Have students play different roles in the group so they learn to listen to peers, voice their own opinions, and collaborate effectively.

How To Apply It!

If a student is uncomfortable working in a group, you can help by outlining the four main responsibilities needed in group projects.

Start by identifying which role might be most comfortable for the student and let the student play that role first.

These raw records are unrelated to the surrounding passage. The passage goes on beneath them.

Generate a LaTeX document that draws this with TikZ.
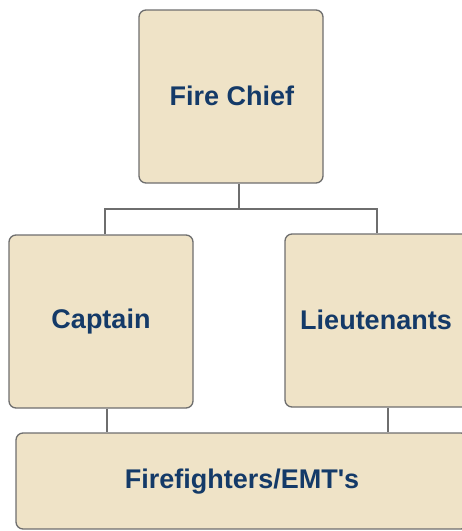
\documentclass[tikz,border=0pt]{standalone}
\usepackage{fontspec}
\setmainfont{Liberation Sans}
\definecolor{boxfill}{HTML}{EFE3C7}
\definecolor{boxline}{HTML}{6E6E6E}
\definecolor{navy}{HTML}{143A68}
\begin{document}
\begin{tikzpicture}[x=1pt,y=-1pt,
  orgbox/.style={draw=boxline, line width=1.3pt, fill=boxfill, rounded corners=7pt, inner sep=0pt},
  label/.style={text=navy, font=\fontsize{27}{31}\selectfont\bfseries, inner sep=0pt},
  link/.style={draw=boxline, line width=1.3pt}]
\useasboundingbox (0,0) rectangle (462,531);
\clip (0,0) rectangle (462,531);
\node[orgbox, minimum width=184pt, minimum height=173pt] (chief) at (231,96.5) {};
\node[label] (chieft) at (232,96) {Fire Chief};
\node[orgbox, minimum width=184pt, minimum height=173pt] (captain) at (101,321.5) {};
\node[label] (captaint) at (101,322) {Captain};
\node[orgbox, minimum width=184pt, minimum height=173pt] (lieut) at (377,320.5) {};
\node[label] (lieutt) at (376,320) {Lieutenants};
\node[orgbox, minimum width=452pt, minimum height=96pt] (ff) at (242,481) {};
\node[label] (fft) at (242,482) {Firefighters/EMT\textquotesingle s};
\coordinate (bus) at (239,209);
\draw[link] ([xshift=8pt]chief.south) -- ([xshift=8pt]chief.south |- bus);
\draw[link] ([xshift=4pt]captain.north) |- (bus) -| (lieut.north);
\draw[link] ([xshift=6pt]captain.south) -- ([xshift=6pt]captain.south |- ff.north);
\draw[link] ([xshift=11pt]lieut.south) -- ([xshift=11pt]lieut.south |- ff.north);
\end{tikzpicture}
\end{document}
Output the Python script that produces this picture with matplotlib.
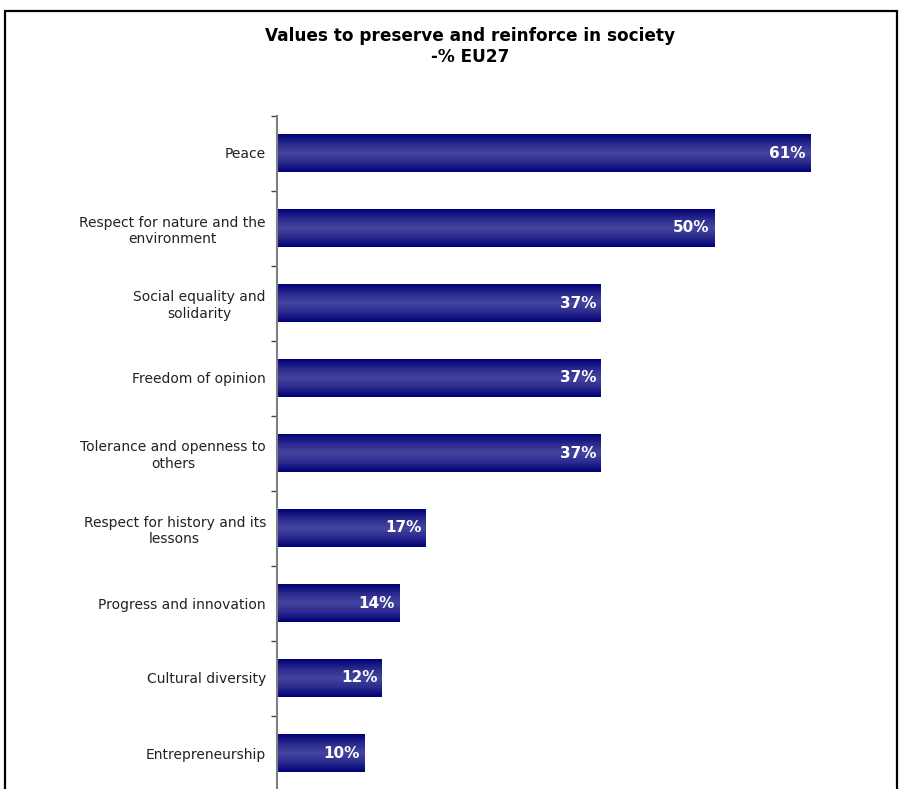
import numpy as np
import matplotlib
matplotlib.use("Agg")
import matplotlib.pyplot as plt
from matplotlib.patches import Rectangle
from matplotlib.colors import LinearSegmentedColormap

categories = [
    "Peace",
    "Respect for nature and the\nenvironment",
    "Social equality and\nsolidarity",
    "Freedom of opinion",
    "Tolerance and openness to\nothers",
    "Respect for history and its\nlessons",
    "Progress and innovation",
    "Cultural diversity",
    "Entrepreneurship",
]
values = [61, 50, 37, 37, 37, 17, 14, 12, 10]
title_lines = ["Values to preserve and reinforce in society", "-% EU27"]

plt.rcParams['font.family'] = ['DejaVu Sans']

fig = plt.figure(figsize=(9.03, 7.89), dpi=100)
ax = fig.add_axes([277 / 903, -1.5 / 789, 612 / 903, 675 / 789])

# gradient for bars: dark edges, lighter middle
cmap = LinearSegmentedColormap.from_list(
    "bar", ["#000078", "#2a2a8e", "#45459f", "#2a2a8e", "#000078"])
grad = np.linspace(0, 1, 64).reshape(-1, 1)

n = len(categories)
ypos = np.arange(n)
h = 0.5
for y, v in zip(ypos, values):
    ax.imshow(grad, cmap=cmap, aspect='auto', interpolation='bilinear',
              extent=(0, v, y + h / 2, y - h / 2), zorder=2)
    ax.text(v - 0.5, y, f"{v}%", ha='right', va='center', color='white',
            fontsize=11, fontweight='bold', zorder=3)

ax.set_xlim(0, 70)
ax.set_ylim(n - 0.5, -0.5)

ax.set_yticks(ypos)
ax.set_yticklabels(categories, fontsize=10, multialignment='center',
                   color='#222222', linespacing=1.2)
ax.tick_params(axis='y', which='major', length=0, pad=8)
ax.set_yticks(np.arange(-0.5, n, 1.0), minor=True)
ax.tick_params(axis='y', which='minor', length=4, width=1, color='#444444',
               direction='out')
ax.set_xticks([])
for s in ['top', 'right', 'bottom']:
    ax.spines[s].set_visible(False)
ax.spines['left'].set_color('#808080')
ax.spines['left'].set_linewidth(1.5)

fig.text(470 / 903, 1 - 36 / 789, title_lines[0], ha='center', va='center',
         fontsize=12.2, fontweight='bold')
fig.text(470 / 903, 1 - 57 / 789, title_lines[1], ha='center', va='center',
         fontsize=12.2, fontweight='bold')

frame = Rectangle((5 / 903, -0.05), 892 / 903, 1.05 - 11 / 789,
                  transform=fig.transFigure, fill=False, edgecolor='black',
                  linewidth=1.6, clip_on=False)
fig.patches.append(frame)

fig.savefig("out.png", dpi=100)
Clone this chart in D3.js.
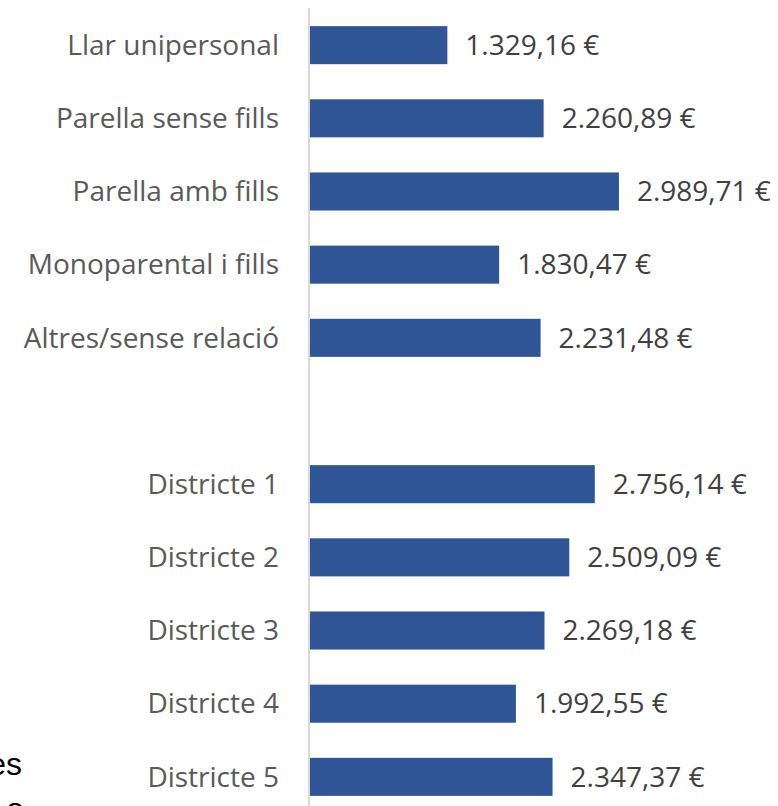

Listen in on the group and provide the student specific positive reinforcement or suggestions to improve.

Take into consideration how the student's strongest or weakest Mindprint skills might affect group performance.

As appropriate, let the student develop confidence in a single type of role or progress to trying out new roles.

These are the primary roles students can play in group projects:

Moderator: This person helps the discussion run smoothly, makes sure everyone has the chance to be heard, and may need to play the role of tiebreaker. (Might be less comfortable for students with weaker executive functions or auditory processing.)

Scribe: This person takes notes and makes sure no items are lost or forgotten. (Might be less comfortable for students with weaker visual motor skills, auditory processing, attention or working memory.)

Timekeeper: This person makes sure the discussion moves along at the proper rate so the group can accomplish the assignment on time. (Might be less comfortable for students with weaker attention.)

Summarizer: This person wraps up the discussion by summarizing what was agreed upon including next steps. The Summarizer can ask the Scribe to read back notes if he has weaker memory or attention (Might be less comfortable for students with weaker reasoning.)

Why It Works (the Science Of Learning)!

While every child will have a natural preference for one or two of these roles, teaching children to handle all four of these roles will make them far more effective in school and beyond.